Aspects of Algebraic Geometry

We would like to discuss the main open parts of the Kawaguchi–Silverman Conjecture, asserting that for a birational self-map \(f\) of a smooth projective variety \(X\) defined over \(\overline{\mathbf{Q}}\), the arithmetic degree \(\alpha_f(x)\) exists and coincides with the first dynamical degree \(\delta_f\) for any closed point \(x \in X\) with a Zariski dense orbit. Among other results, we show that this holds when \(X\) has Kodaira dimension zero and irregularity \(q(X) \geq \dim X -1\) or \(X\) is an irregular threefold (modulo one possible exception). We discuss then the existence of Zariski dense orbits, with explicit examples. This talk is based on a joint work with Professors Jungkai Chen and Huesh-Yung Lin.

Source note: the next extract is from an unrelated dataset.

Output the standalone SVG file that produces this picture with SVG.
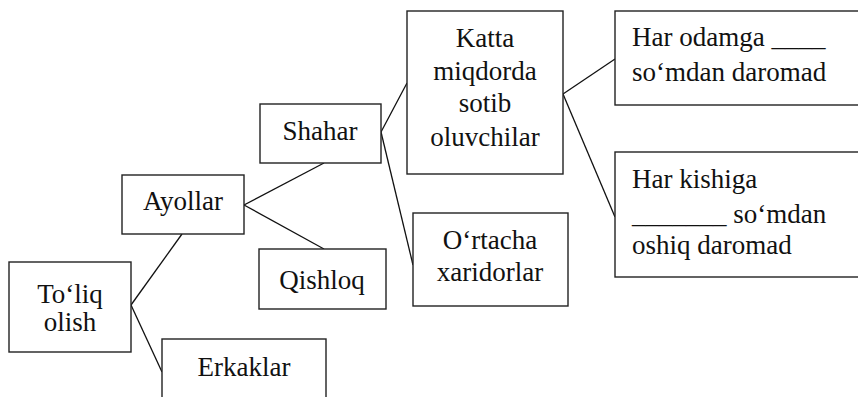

For a curve of genus at least four which is either very general or very general hyperelliptic, we classify all ways in which a power of its Jacobian can be isogenous to a product of Jacobians of curves. We use this to show that for a very general principally polarized abelian variety of dimension at least four, or the intermediate Jacobian of a very general cubic threefold, no power is isogenous to a Jacobian of a curve. This confirms various cases of the Coleman–Oort conjecture and has some relation to the question whether cubic threefolds are stably irrational. Joint work with Olivier de Gaay Fortman.

I will report on joint work with E. Colombo and G.P. Pirola, where we study asymptotic directions in the tangent bundle of the moduli space of curves of genus \(g\), namely those tangent directions that are annihilated by the second fundamental form of the Torelli map. I will exhibit examples of asymptotic directions for any \(g \geq 4\). I will show that if the rank \(d\) of a tangent direction at \([C]\) (with respect to the infinitesimal deformation map) is less than the Clifford index of the curve \(C\), then the tangent direction is not asymptotic. Finally I will determine all asymptotic directions of rank \(1\) and give an almost complete description of asymptotic directions of rank \(2\).

Given homeomorphic compact complex manifolds \(X\) and \(Y\), mostly projective, I will discuss in various cases when \(X\) and \(Y\) are actually biholomorphic. An application to a compactification problem will be given.